Why? Chip makers are paralyzed by the fear of losing a design. They yield to customers' expectations and accept shrinking margins just to keep the business. They would rather have revenue with poor margin than zero revenue from the customer.
Chip makers are artificially accelerating revenue erosion for pie-in-the-sky volume agreements. This is so rampant that less than 50% of semiconductor and component companies bother to even analyze how well those volume commitments are met. Most will find that for every $1 billion in sales, they're leaving $50 million on the table.
The key is not to let price be lower than it needs to be. By connecting price concessions to what OEMs are actually consuming rather than unmet volume, chip makers can better control revenue erosion. There are two approaches to better align concessions with consumption: (1) rebates or (2) step pricing. Chip makers should consider the following best-practices when making this strategic shift.
Start with the CEO
There needs to be a mindset shift at the executive level of the chip manufacturer. Company execs need to decide that they can decelerate revenue erosion and deliberately connect price to real volume consumption and not mythical price pressures. The CEO must be on board and back their team 100%. The worst case scenario is an irritated customer calling the CEO who caves to giving the customer the upfront discount he wants.

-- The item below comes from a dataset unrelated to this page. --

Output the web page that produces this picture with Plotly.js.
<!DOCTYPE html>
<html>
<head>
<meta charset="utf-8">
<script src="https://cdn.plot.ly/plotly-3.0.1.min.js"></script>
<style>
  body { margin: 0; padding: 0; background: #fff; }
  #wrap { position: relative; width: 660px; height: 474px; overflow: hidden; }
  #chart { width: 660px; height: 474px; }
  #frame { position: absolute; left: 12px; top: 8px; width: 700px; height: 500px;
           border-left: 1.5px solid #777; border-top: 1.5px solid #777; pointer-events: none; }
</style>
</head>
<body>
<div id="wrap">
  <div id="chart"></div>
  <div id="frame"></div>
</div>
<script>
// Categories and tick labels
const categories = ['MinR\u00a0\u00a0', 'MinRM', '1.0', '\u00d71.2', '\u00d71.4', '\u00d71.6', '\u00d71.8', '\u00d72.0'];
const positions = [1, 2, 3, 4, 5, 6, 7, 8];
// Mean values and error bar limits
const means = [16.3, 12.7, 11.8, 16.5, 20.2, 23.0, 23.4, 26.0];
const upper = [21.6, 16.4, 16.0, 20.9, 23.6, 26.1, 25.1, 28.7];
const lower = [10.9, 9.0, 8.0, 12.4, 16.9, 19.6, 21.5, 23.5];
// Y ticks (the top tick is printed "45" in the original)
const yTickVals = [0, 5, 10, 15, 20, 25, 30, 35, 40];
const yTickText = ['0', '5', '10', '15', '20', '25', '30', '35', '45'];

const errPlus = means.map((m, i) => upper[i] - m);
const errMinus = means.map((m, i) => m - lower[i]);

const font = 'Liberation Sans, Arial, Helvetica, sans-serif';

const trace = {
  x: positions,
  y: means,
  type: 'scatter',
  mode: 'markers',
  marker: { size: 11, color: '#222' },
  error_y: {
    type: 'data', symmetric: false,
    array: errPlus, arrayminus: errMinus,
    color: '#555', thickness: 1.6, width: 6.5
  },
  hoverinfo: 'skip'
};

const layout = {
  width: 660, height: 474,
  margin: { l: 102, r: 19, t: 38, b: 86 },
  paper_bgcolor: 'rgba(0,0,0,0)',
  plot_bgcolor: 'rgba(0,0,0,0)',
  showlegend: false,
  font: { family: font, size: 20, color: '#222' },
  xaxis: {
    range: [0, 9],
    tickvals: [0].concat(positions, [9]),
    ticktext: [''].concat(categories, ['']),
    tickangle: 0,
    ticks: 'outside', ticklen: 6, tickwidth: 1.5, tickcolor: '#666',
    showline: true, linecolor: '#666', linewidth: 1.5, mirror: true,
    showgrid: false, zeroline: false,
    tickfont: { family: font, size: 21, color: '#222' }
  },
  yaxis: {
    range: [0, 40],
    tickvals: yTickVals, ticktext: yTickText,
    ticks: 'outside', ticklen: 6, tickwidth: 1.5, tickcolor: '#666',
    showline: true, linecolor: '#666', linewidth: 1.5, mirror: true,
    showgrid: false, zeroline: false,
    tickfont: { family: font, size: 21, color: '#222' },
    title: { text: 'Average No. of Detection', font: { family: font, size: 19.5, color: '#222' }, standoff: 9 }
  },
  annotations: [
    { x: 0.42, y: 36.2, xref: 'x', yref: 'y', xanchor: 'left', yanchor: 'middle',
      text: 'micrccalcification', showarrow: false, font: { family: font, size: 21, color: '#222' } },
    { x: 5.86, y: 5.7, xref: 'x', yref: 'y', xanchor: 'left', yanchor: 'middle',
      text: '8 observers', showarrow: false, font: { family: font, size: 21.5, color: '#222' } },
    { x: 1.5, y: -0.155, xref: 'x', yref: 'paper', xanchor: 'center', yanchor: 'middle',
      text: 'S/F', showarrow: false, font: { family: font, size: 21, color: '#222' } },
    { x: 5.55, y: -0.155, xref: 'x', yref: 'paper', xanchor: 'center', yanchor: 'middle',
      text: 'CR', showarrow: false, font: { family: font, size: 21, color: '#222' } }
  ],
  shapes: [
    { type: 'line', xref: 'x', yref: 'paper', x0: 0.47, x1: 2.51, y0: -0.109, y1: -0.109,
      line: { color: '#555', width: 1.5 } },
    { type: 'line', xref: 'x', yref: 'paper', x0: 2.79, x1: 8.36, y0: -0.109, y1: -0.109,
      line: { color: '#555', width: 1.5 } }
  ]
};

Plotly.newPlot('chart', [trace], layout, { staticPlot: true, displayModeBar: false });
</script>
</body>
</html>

Implement tools and processes
The biggest challenge is that companies don't have the tools and processes in place to manage more prevalent, rather than selective, use of rebates and step pricing. The chip maker needs real-time insight into data sets across channels that allows for clear understanding of what their partners and customers are doing for the top line.

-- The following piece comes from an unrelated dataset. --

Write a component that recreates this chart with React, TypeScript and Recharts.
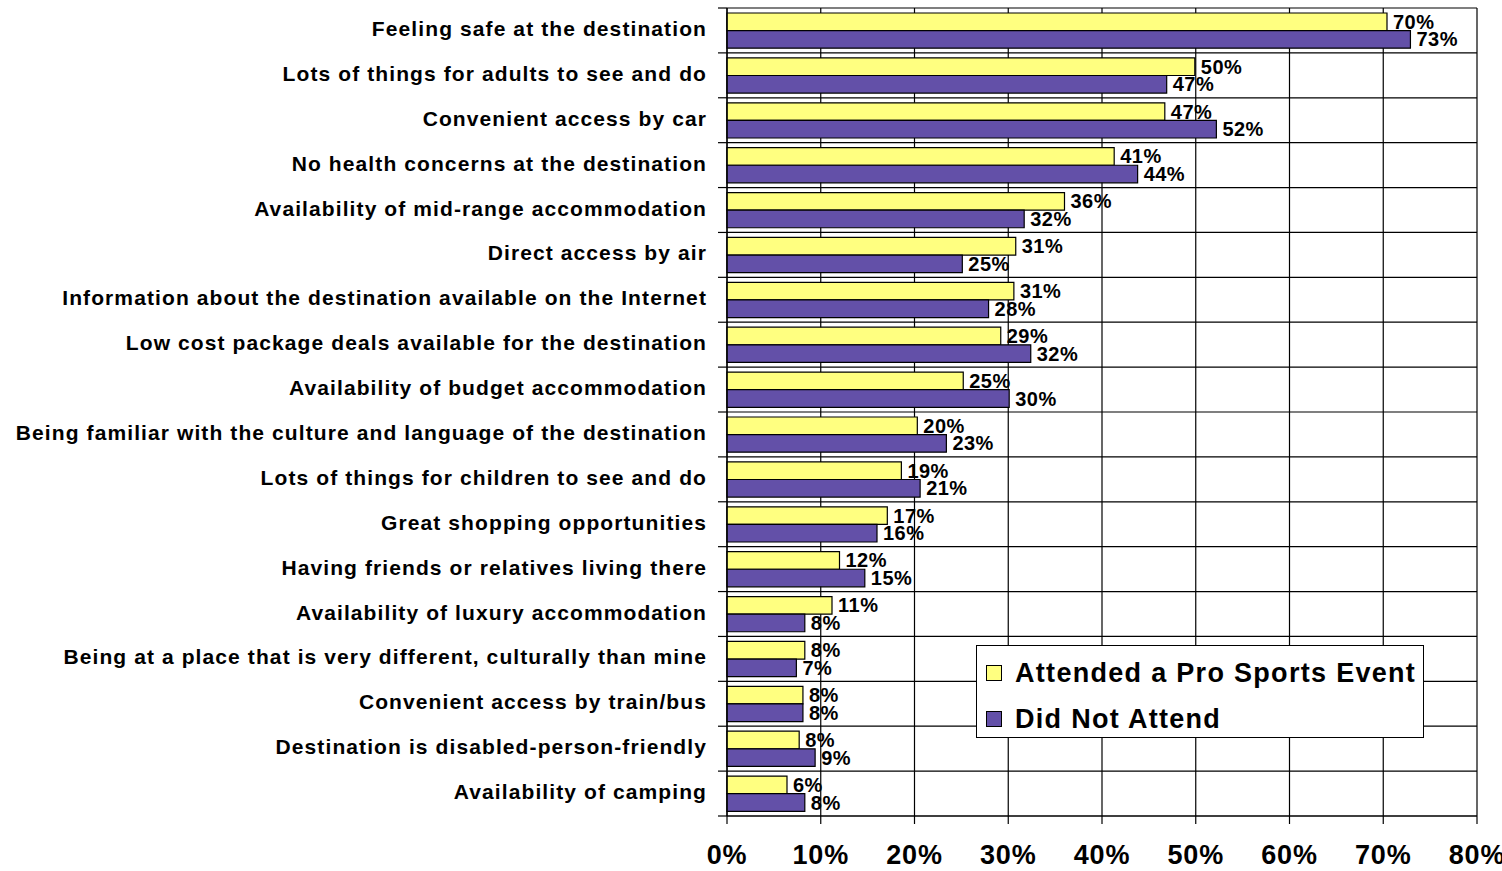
import React from "react";
import { BarChart, Bar, XAxis, YAxis, CartesianGrid, LabelList } from "recharts";

const categories = [
  "Feeling safe at the destination",
  "Lots of things for adults to see and do",
  "Convenient access by car",
  "No health concerns at the destination",
  "Availability of mid-range accommodation",
  "Direct access by air",
  "Information about the destination available on the Internet",
  "Low cost package deals available for the destination",
  "Availability of budget accommodation",
  "Being familiar with the culture and language of the destination",
  "Lots of things for children to see and do",
  "Great shopping opportunities",
  "Having friends or relatives living there",
  "Availability of luxury accommodation",
  "Being at a place that is very different, culturally than mine",
  "Convenient access by train/bus",
  "Destination is disabled-person-friendly",
  "Availability of camping",
];

const attended = [70.4, 49.9, 46.7, 41.3, 36.0, 30.8, 30.6, 29.2, 25.2, 20.3, 18.6, 17.1, 12.0, 11.2, 8.3, 8.1, 7.7, 6.4];
const didNotAttend = [72.9, 46.9, 52.2, 43.8, 31.7, 25.1, 27.9, 32.4, 30.1, 23.4, 20.6, 16.0, 14.7, 8.3, 7.4, 8.1, 9.4, 8.3];

const xTicks = [0, 10, 20, 30, 40, 50, 60, 70, 80];

const SERIES_A = "Attended a Pro Sports Event";
const SERIES_B = "Did Not Attend";
const COLOR_A = "#FFFF80";
const COLOR_B = "#6350A8";

const data = categories.map((c, i) => ({ name: c, a: attended[i], b: didNotAttend[i] }));

const W = 1502;
const H = 871;
const M = { top: 8, right: 25, bottom: 0, left: 0 };
const YAXIS_W = 727;
const XAXIS_H = 55;
const PLOT_H = H - M.top - M.bottom - XAXIS_H;
const BAND = PLOT_H / categories.length;
const FONT = "'Liberation Sans', Arial, sans-serif";

const CategoryTick = (props: any) => {
  const { y, payload, index } = props;
  const ax = M.left + YAXIS_W;
  const top = y - BAND / 2;
  return (
    <g>
      <line x1={ax - 9} x2={ax} y1={top} y2={top} stroke="#000" strokeWidth={1.2} />
      {index === categories.length - 1 && (
        <line x1={ax - 9} x2={ax} y1={y + BAND / 2} y2={y + BAND / 2} stroke="#000" strokeWidth={1.2} />
      )}
      <text
        x={ax - 20}
        y={y - 2}
        textAnchor="end"
        dominantBaseline="central"
        fontFamily={FONT}
        fontWeight="bold"
        fontSize={21}
        letterSpacing={1.1}
        fill="#000"
      >
        {payload.value}
      </text>
    </g>
  );
};

const ValueLabel = (props: any) => {
  const { x, y, width, height, value } = props;
  return (
    <text
      x={x + width + 6}
      y={y + height / 2}
      dominantBaseline="central"
      fontFamily={FONT}
      fontWeight="bold"
      fontSize={20}
      letterSpacing={0.5}
      fill="#000"
    >
      {Math.round(value) + "%"}
    </text>
  );
};

const legendItems = [
  { label: SERIES_A, color: COLOR_A },
  { label: SERIES_B, color: COLOR_B },
];

const LegendBox = () => (
  <div
    style={{
      position: "absolute",
      left: 976,
      top: 645,
      width: 448,
      height: 93,
      boxSizing: "border-box",
      border: "1.5px solid #000",
      background: "#fff",
      paddingLeft: 9,
      paddingTop: 4,
      fontFamily: FONT,
      fontWeight: "bold",
      fontSize: 27,
      letterSpacing: 1.3,
      color: "#000",
    }}
  >
    {legendItems.map((p) => (
      <div key={p.label} style={{ display: "flex", alignItems: "center", height: 46, whiteSpace: "nowrap" }}>
        <span
          style={{
            display: "inline-block",
            width: 16,
            height: 16,
            boxSizing: "border-box",
            border: "1.5px solid #000",
            background: p.color,
            marginRight: 13,
            flex: "none",
          }}
        />
        <span>{p.label}</span>
      </div>
    ))}
  </div>
);

export default function App() {
  return (
    <div style={{ position: "absolute", left: 0, top: 0, width: W, height: H, background: "#fff", overflow: "hidden" }}>
      <BarChart
        width={W}
        height={H}
        data={data}
        layout="vertical"
        margin={M}
        barGap={0}
        barSize={17.6}
      >
        <CartesianGrid
          stroke="#000"
          strokeWidth={1.2}
          horizontalCoordinatesGenerator={({ offset }: any) =>
            Array.from({ length: categories.length + 1 }, (_, i) => offset.top + (i * offset.height) / categories.length)
          }
        />
        <XAxis
          type="number"
          domain={[0, 80]}
          ticks={xTicks}
          interval={0}
          height={XAXIS_H}
          tickFormatter={(v: number) => v + "%"}
          axisLine={{ stroke: "#000", strokeWidth: 1.2 }}
          tickLine={{ stroke: "#000", strokeWidth: 1.2 }}
          tickSize={8}
          tickMargin={21}
          tick={{ fill: "#000", fontFamily: FONT, fontWeight: "bold", fontSize: 27, letterSpacing: 0.8 }}
        />
        <YAxis
          type="category"
          dataKey="name"
          width={YAXIS_W}
          interval={0}
          tickLine={false}
          axisLine={{ stroke: "#000", strokeWidth: 1.2 }}
          tick={<CategoryTick />}
        />
        <Bar dataKey="a" name={SERIES_A} fill={COLOR_A} stroke="#000" strokeWidth={1.2} isAnimationActive={false}>
          <LabelList dataKey="a" content={<ValueLabel />} />
        </Bar>
        <Bar dataKey="b" name={SERIES_B} fill={COLOR_B} stroke="#000" strokeWidth={1.2} isAnimationActive={false}>
          <LabelList dataKey="b" content={<ValueLabel />} />
        </Bar>
      </BarChart>
      <LegendBox />
    </div>
  );
}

This transition impacts sales, sales operations, order management and finance, which need to negotiate and structure deals in this new manner. Sales needs training and support in effectively communicating the change to customers. Order management needs tools to process orders and to adjust accordingly if volume benchmarks are missed. Finance needs processes to support audit trail, compliance with the Sarbanes-Oxley Act 2002 (SOX), and accrual of liabilities.

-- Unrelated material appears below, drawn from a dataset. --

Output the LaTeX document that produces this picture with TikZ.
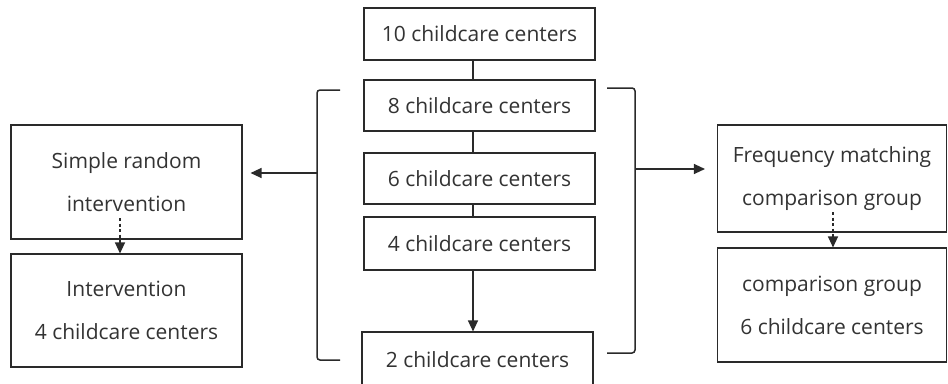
\documentclass[tikz,border=0pt]{standalone}
\usepackage{fontspec}
\setmainfont{Open Sans}
\usetikzlibrary{arrows.meta}
\definecolor{ink}{HTML}{2A2A2A}
\definecolor{txt}{HTML}{333333}
\begin{document}
\begin{tikzpicture}[x=1pt,y=-1pt,
  box/.style={draw=ink, line width=1.1pt, minimum width=231pt, align=center,
    text=txt, inner sep=0pt, font=\fontsize{21}{43}\selectfont},
  link/.style={draw=ink, line width=1.2pt},
  arr/.style={link, -{Triangle[length=11pt,width=10pt]}},
  darr/.style={link, dash pattern=on 3pt off 2.5pt, -{Triangle[length=11pt,width=10pt]}},
  brk/.style={draw=ink, line width=1.5pt, rounded corners=3pt}]
\useasboundingbox (0,0) rectangle (948,383);
\clip (0,0) rectangle (948,383);
\fill[white] (0,0) rectangle (948,383);

% centre column
\node[box, minimum height=52pt] (n10) at (479.5,34) {10 childcare centers};
\node[box, minimum height=51pt] (n8)  at (479.5,105.5) {8 childcare centers};
\node[box, minimum height=51pt] (n6)  at (479.5,178.5) {6 childcare centers};
\node[box, minimum height=53pt] (n4)  at (479.5,243.5) {4 childcare centers};
\node[box, minimum height=56pt] (n2)  at (477.5,360) {2 childcare centers};

% side groups
\node[box, minimum height=114pt] (sr) at (126.5,182) {Simple random\\intervention};
\node[box, minimum height=113pt] (iv) at (126.5,310.5) {Intervention\\4 childcare centers};
\node[box, minimum width=229pt, minimum height=107pt] (fm) at (832,178.5) {Frequency matching\\comparison group};
\node[box, minimum width=229pt, minimum height=114pt] (cg) at (832,305) {comparison group\\6 childcare centers};

% spine of the centre column
\coordinate (sx) at (473,0);
\draw[link] (n10.south -| sx) -- (n8.north -| sx);
\draw[link] (n8.south -| sx) -- (n6.north -| sx);
\draw[link] (n6.south -| sx) -- (n4.north -| sx);
\draw[arr]  (n4.south -| sx) -- (n2.north -| sx);

% brackets around the selection steps
\coordinate (lt) at (340,90);  \coordinate (lb) at (340,360);
\coordinate (rt) at (607,88);  \coordinate (rb) at (607,353);
\draw[brk] (lt) -- (317,90) -- (317,360) -- (lb);
\draw[brk] (rt) -- (635,88) -- (635,353) -- (rb);
\coordinate (lm) at (317,173);
\coordinate (rm) at (635,169);

% allocation arrows
\draw[arr] (lm) -- ([xshift=8pt]sr.east |- lm);
\draw[arr] (rm) -- ([xshift=-12pt]fm.west |- rm);

% dashed steps inside each group
\draw[darr] (120,218) coordinate (ds) -- (iv.north -| ds);
\draw[darr] (833,212) coordinate (dc) -- (cg.north -| dc);
\end{tikzpicture}
\end{document}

The chip maker also needs to manage change across the company, particularly with the sales team. They may need to realign sales compensation to stop sales people from being indifferent to how the deal is done. This may include accelerators for giving fewer discounts up front and paying higher commission. For instance, those sales people that move customers to a rebate or step pricing deal may receive their standard commission plus 2%.
Be selective on the starting point
It's wise to avoid starting with the really big parts of the business. Instead, start with new customers who have little to no track record and do not merit any significant upfront discounting. Any new opportunity valued at less than $250,000 per year could automatically be put on step pricing or rebate structure.
On recurring business, chip makers can start where they have already won the design and the rip-and-replace risk is low. The chip maker can introduce step pricing the next year or the next time the customer asks for better pricing, which may happen every quarter.
Agreements with contract manufacturers, where pricing abuse can run rampant, are also primed for transformation. Rebates enable chip makers to mask the end customer pricing away from the middlemen so that they cannot play the system.
Chip makers that have tested rebates and step pricing strategies have repeatedly seen an average 5% yield improvement on deals. It's hard to argue against the math because, at the end of the day, semiconductor manufacturers cannot continue taking the brunt of dropping prices. Eventually the economics will not make sense and shareholders will be up in arms. It's time for chip makers to say enough is enough and take back control of their margins.